AMED - Colemêrg Belediyesi'ne kayyım atanmasını "zulüm ve zorbalık" olarak değerlendiren din alimleri, halkın seçtiği kişilerin görevden alınmasının dinde yerinin olmadığını vurguladı.
Halkların Eşitlik ve Demokrasi Partili (DEM Parti) Colemêrg Belediye Eşbaşkanı Mehmet Sıddık Akış, 14 yıl önce hakkında açılan dava gerekçe gösterilerek, görevden uzaklaştırıldı. Ardından belediyeye 3’üncü kez kayyım atanırken, Akış'a da 19 yıl 6 ay hapis cezası verildi. Kurdistan ve Türkiye kentlerinde kayyımlara karşı protestolar devam ederken, DEM Partili tüm belediyeler önünde de nöbet tutuluyor.
Amed Alimleri Yardımlaşma ve Dayanışma Derneği üyeleri, kayyım atanmalarına karşı durulması gerektiğini vurguladı.
‘ZULÜM SON BULMALI’
Dernek üyesi Abdullah Arıkan, kayyım "halkın onuru ve şerefi ile oynamak" anlamına geldiğini söyledi. Kayyıma karşı tüm kesimlerin tepki göstermesi gerektiğini dile getiren Arıkan, “Nerede olursa olsun seçilen bir iradenin görevden alınması asla kabul edilmemelidir. Halkımız seçimlerde iradesini göstermişse zorla bunları almak dinen caiz değildir. Biz bu durumu lanetliyoruz. Bir an önce Colemêrg halkının iradesi kendisine teslim edilmelidir” dedi.
Kayyım atanmasını “zulüm ve zorbalık” olarak değerlendiren Bedri Soylu, “Bizler hakkımızı isteyeceğiz. Bu dünyada da diğer dünyada da bu hakkımızı isteyeceğiz. Peşini bırakmayacağız. Bu zulüm ve zorbalığı asla kabul etmeyeceğiz. Bu zulüm ve zorbalık bu topraklarda artık son bulmalı” diye kaydetti.
KAYYIMLARA KARŞI DURULMALI
Muhammed Emin Gözönünde, Filistin’de bir din aliminin İsrail saldırıları sonrası “Benim başka vereceğim vaaz kalmadı. Bu kaç ayda binlerce insan ölmüş, 60 bin yaralı var. Ben Müslümanlara başka ne diyeyim. Başka ne mesaj vereyim” dediğini aktardı. Gözönünde, kayyımlara karşı da benzer bir durum söz konusu olduğuna işaret ederek, “Bizler İslami anlamda ne söyleyelim, hak ve hukuk kalmamış” dedi. Kararın hukuksuz olduğunu vurgulayan Gözönünde, “Seçilen insanın hakkı elinden alınıp başkasını yerine getirirseniz bu kabul edilemez. Bunu kınıyorum” dedi.

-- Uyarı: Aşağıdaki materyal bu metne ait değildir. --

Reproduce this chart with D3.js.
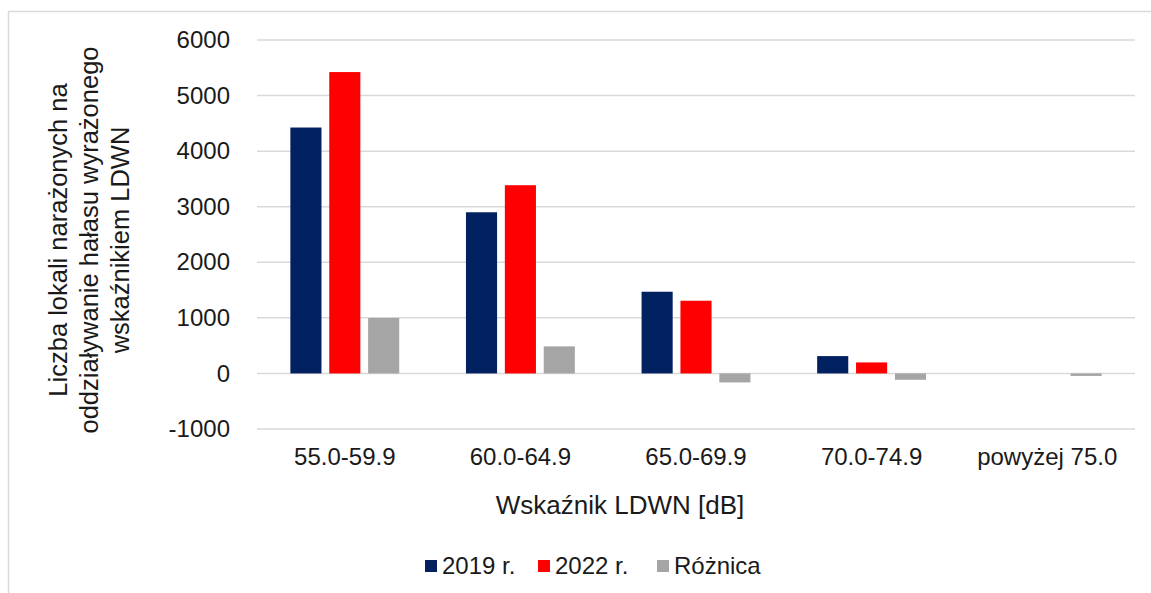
<!DOCTYPE html>
<html>
<head>
<meta charset="utf-8">
<script src="https://cdn.jsdelivr.net/npm/d3@7"></script>
<style>
	html, body { margin: 0; padding: 0; background: #ffffff; }
	svg { display: block; font-family: "Liberation Sans", Arial, sans-serif; }
</style>
</head>
<body>
<div id="chart"></div>
<script>
// Data
var categories = ["55.0-59.9", "60.0-64.9", "65.0-69.9", "70.0-74.9", "powyżej 75.0"];
var seriesNames = ["2019 r.", "2022 r.", "Różnica"];
var values2019 = [4425, 2900, 1470, 312, 0];
var values2022 = [5423, 3387, 1308, 198, 0];
var valuesDiff = [998, 487, -162, -114, -45];
var yTicks = [-1000, 0, 1000, 2000, 3000, 4000, 5000, 6000];
var seriesColors = ["#002060", "#ff0000", "#a5a5a5"];

var yTitleLines = ["Liczba lokali narażonych na", "oddziaływanie hałasu wyrażonego", "wskaźnikiem LDWN"];
var xTitle = "Wskaźnik LDWN [dB]";

(function(){
	var width = 1151, height = 593;
	var plot = { left: 257, right: 1135, top: 40, bottom: 429 };
	var textColor = "#1a1a1a";

	var svg = d3.select("#chart").append("svg")
		.attr("width", width)
		.attr("height", height);

	// outer frame (only top and left edges show in the picture)
	svg.append("path")
		.attr("d", "M8.5," + height + "V11.5H" + width)
		.attr("fill", "none")
		.attr("stroke", "#d9d9d9")
		.attr("stroke-width", 1.5);

	var x0 = d3.scaleBand()
		.domain(categories)
		.range([plot.left, plot.right])
		.paddingInner(0.38)
		.paddingOuter(0.19);

	var x1 = d3.scaleBand()
		.domain(seriesNames)
		.range([0, x0.bandwidth()])
		.paddingInner(0.2);

	var y = d3.scaleLinear()
		.domain([-1000, 6000])
		.range([plot.bottom, plot.top]);

	// gridlines
	svg.append("g").selectAll("line")
		.data(yTicks)
		.enter().append("line")
		.attr("x1", plot.left)
		.attr("x2", plot.right)
		.attr("y1", function(d){ return y(d); })
		.attr("y2", function(d){ return y(d); })
		.attr("stroke", "#d9d9d9")
		.attr("stroke-width", 1.5);

	// y axis labels
	var yAxis = d3.axisLeft(y)
		.tickValues(yTicks)
		.tickFormat(function(d){ return String(d); })
		.tickSize(0)
		.tickPadding(27);
	var gy = svg.append("g")
		.attr("transform", "translate(" + plot.left + ",0)")
		.call(yAxis);
	gy.select(".domain").remove();
	gy.selectAll("text")
		.attr("font-size", 24)
		.attr("font-family", "Liberation Sans, Arial, sans-serif")
		.attr("fill", textColor);

	// bars
	var rows = categories.map(function(c, i){
		return { cat: c, vals: [values2019[i], values2022[i], valuesDiff[i]] };
	});

	var groups = svg.append("g").selectAll("g")
		.data(rows)
		.enter().append("g")
		.attr("transform", function(d){ return "translate(" + x0(d.cat) + ",0)"; });

	groups.selectAll("rect")
		.data(function(d){
			return d.vals.map(function(v, k){ return { name: seriesNames[k], value: v, k: k }; });
		})
		.enter().append("rect")
		.attr("x", function(d){ return x1(d.name); })
		.attr("width", x1.bandwidth())
		.attr("y", function(d){ return y(Math.max(0, d.value)); })
		.attr("height", function(d){ return Math.abs(y(d.value) - y(0)); })
		.attr("fill", function(d){ return seriesColors[d.k]; });

	// x axis labels
	var xAxis = d3.axisBottom(x0).tickSize(0).tickPadding(19);
	var gx = svg.append("g")
		.attr("transform", "translate(0," + plot.bottom + ")")
		.call(xAxis);
	gx.select(".domain").remove();
	gx.selectAll("text")
		.attr("font-size", 24)
		.attr("font-family", "Liberation Sans, Arial, sans-serif")
		.attr("fill", textColor);

	// axis titles
	svg.append("text")
		.attr("x", 620)
		.attr("y", 514)
		.attr("text-anchor", "middle")
		.attr("font-size", 26)
		.attr("fill", textColor)
		.text(xTitle);

	var yTitle = svg.append("text")
		.attr("transform", "translate(0,240) rotate(-90)")
		.attr("text-anchor", "middle")
		.attr("font-size", 25.5)
		.attr("fill", textColor);
	yTitle.selectAll("tspan")
		.data(yTitleLines)
		.enter().append("tspan")
		.attr("x", 0)
		.attr("y", function(d, i){ return 67 + i * 31; })
		.text(function(d){ return d; });

	// legend
	var legendX = [425, 538, 657];
	var legend = svg.append("g").selectAll("g")
		.data(seriesNames)
		.enter().append("g")
		.attr("transform", function(d, i){ return "translate(" + legendX[i] + ",560)"; });
	legend.append("rect")
		.attr("width", 12)
		.attr("height", 12)
		.attr("fill", function(d, i){ return seriesColors[i]; });
	legend.append("text")
		.attr("x", 17)
		.attr("y", 13.5)
		.attr("font-size", 24)
		.attr("fill", textColor)
		.text(function(d){ return d; });
})();
</script>
</body>
</html>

“Seçimden 2 ay sonra böyle bir oyunla kayyım atanıp ceza verilmesini İslamiyet kabul etmez” diyen Nizamettin Aktan, “Kayyımları kabul etmiyoruz. Halkın iradesinin yok sayılmasını kınıyoruz” diye konuştu.
Mele Selahattin Kayran, Lozan Antlaşmasından bu yana Kürt halkının iradesinin yok sayılmasının hesaplarının yapıldığını belirtti. Kayran, “Kürtleri yok sayarak köylerini boşalttılar, insanları öldürdüler, hak ve hukukunu ayaklar altına aldılar. Bu kayyım atanmada bu bilinçle yapılıyor. Bunları kınıyorum” ifadelerini kullandı.
Mahmut Şık, kayyım atanmasının dinde yerinin olmadığını belirterek, şunları söyledi: “Bu halka reva görülenler yanlıştır. Mehmet Sıddık Akış’ı FETÖ’cülerin hazırladığı dosyayla tutukladılar. Asıl kayyım ona değil 10 yıl önceki pratiğe bakarsak AKP’ye, MHP’ye atılmalıydı. Kürt halkı bu zulme artık yeter demeli. Kayyımlara Wan direnişi gibi direniş göstermeliyiz” diye konuştu.
31 Mart seçimleri sonuçlarına değinen Nurettin Behman, Colemêrg’te farklı hukuk Yozgat’ta farklı hukukun uygulandığına işaret ederek, “İnsani ve İslami hukuku tanıyan herkes bu kayyımlara karşı olmalıdır” çağrısında bulundu.